The Bobby Lees New Self
- Alternative |
- Garage |
- Punk |
- Rock
Release Date: June 12, 2026
Label: Epitaph
On New Self, the Bobby Lees confront anxiety, alienation, and personal transformation without losing rock and roll’s liberating spirit.
For more than a decade, punk rock has searched for bands capable of replenishing the sense of unpredictability. On New Self, the Bobby Lees make a convincing case they’ve been carrying that torch all along. The Woodstock, New York trio, led by vocalist and guitarist Sam Quartin alongside bassist Kendall Wind and drummer Macky Bowman, make their Epitaph debut sounding as feral as ever. But beneath the distortion, crushing melodies, and unrestrained energy lies a newfound confidence. Not the cocky kind though, the kind earned through survival.

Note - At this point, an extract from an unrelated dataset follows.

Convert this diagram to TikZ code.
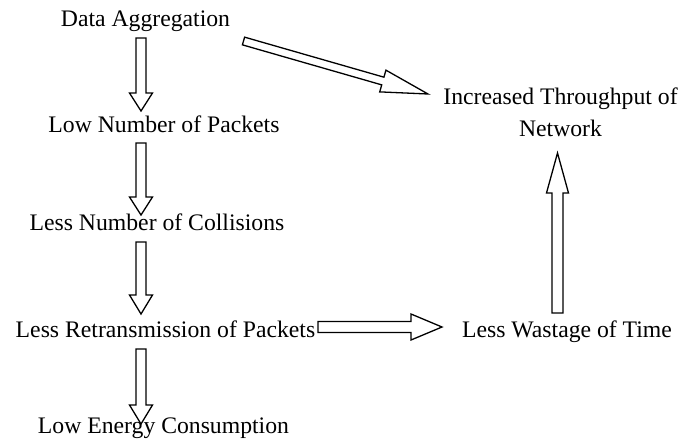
\documentclass[tikz,border=0pt]{standalone}
\usepackage{fontspec}
\setmainfont{Liberation Serif}
\usetikzlibrary{calc}
\tikzset{
  lbl/.style={inner sep=0pt, font=\fontsize{23.7}{32}\selectfont, align=center},
  barrow/.style={draw=black, fill=white, line width=1.3pt, line join=miter}
}
% #1 from, #2 to, #3 half shaft, #4 half head, #5 head length
\newcommand\blockarr[5]{%
  \coordinate (hb) at ($(#2)!#5!(#1)$);
  \draw[barrow] ($(#1)!#3!90:(#2)$) -- ($(hb)!#3!-90:(#1)$) -- ($(hb)!#4!-90:(#1)$) -- (#2)
    -- ($(hb)!#4!90:(#1)$) -- ($(hb)!#3!90:(#1)$) -- ($(#1)!#3!-90:(#2)$) -- cycle;
}
\begin{document}
\begin{tikzpicture}[x=1pt,y=-1pt]
\useasboundingbox (0,0) rectangle (698,439);
\node[lbl, anchor=base] (da) at (145.5,27) {Data Aggregation};
\node[lbl, anchor=base] (lnp) at (164,132) {Low Number of Packets};
\node[lbl, anchor=base] (lnc) at (157,230) {Less Number of Collisions};
\node[lbl, anchor=base] (lrp) at (165.5,337) {Less Retransmission of Packets};
\node[lbl, anchor=base] (lec) at (163.5,433) {Low Energy Consumption};
\node[lbl, anchor=center] (itn) at (560.5,112) {Increased Throughput of\\Network};
\node[lbl, anchor=base] (lwt) at (567,337) {Less Wastage of Time};
% arrow end points
\coordinate (a1s) at (141,38);  \coordinate (a1e) at (141,111);
\coordinate (a2s) at (141,143); \coordinate (a2e) at (141,215);
\coordinate (a3s) at (141,242); \coordinate (a3e) at (141,314);
\coordinate (a4s) at (141,349); \coordinate (a4e) at (141,424);
\coordinate (a5s) at (318,327); \coordinate (a5e) at (442,327);
\coordinate (a6s) at (557.5,313); \coordinate (a6e) at (557.5,153);
\coordinate (a7s) at (243.5,41); \coordinate (a7e) at (428,94);
\blockarr{a1s}{a1e}{5pt}{11.5pt}{18pt}
\blockarr{a2s}{a2e}{5pt}{11.5pt}{18pt}
\blockarr{a3s}{a3e}{5pt}{11.5pt}{19pt}
\blockarr{a4s}{a4e}{5pt}{11.5pt}{19pt}
\blockarr{a5s}{a5e}{5.5pt}{13pt}{31pt}
\blockarr{a6s}{a6e}{5.5pt}{11pt}{40pt}
\blockarr{a7s}{a7e}{4pt}{11.3pt}{47pt}
\end{tikzpicture}
\end{document}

New Self sounds like a band emerging from uncertainty stronger and more self-assured than before. This is a band who knows they have nothing left to prove, but are going to prove it anyways, all while being intensely focused on embracing exactly who they are. In the end we get a record that’s both reckless and thoughtful, a rare balancing act in modern punk. That evolution is evident from the opening moments. “Napoleon” burns with a seething fire, fueled by Quartin’s over the top presence and the band’s obvious chemistry. Elsewhere, their unruly cover of PJ Harvey’s “50ft Queenie” transforms an early Nineties alt-rock classic into something definitely their own, equal parts homage and ownership.
What's always separated the Bobby Lees from many of their contemporaries is their ability to pair raw aggression with real passion. Their music carries the spirit of garage rock, the rage of punk, and the soul of blues, yet never feels trapped in any one dimension. On New Self the stakes feel higher than on any of their earlier releases, and the songwriting here reveals a band increasingly comfortable with letting vulnerability sit beside fury.
If punk rock’s original architects rewrote the rules of engagement in the 1970s, the Bobby Lees seem intent on reminding fans why those rules were broken in the first place. And why they still need to be broken today. New Self is loud, unruly, and unashamedly human, the sound of a band clawing its way across unstable ground and coming out stronger on the other side.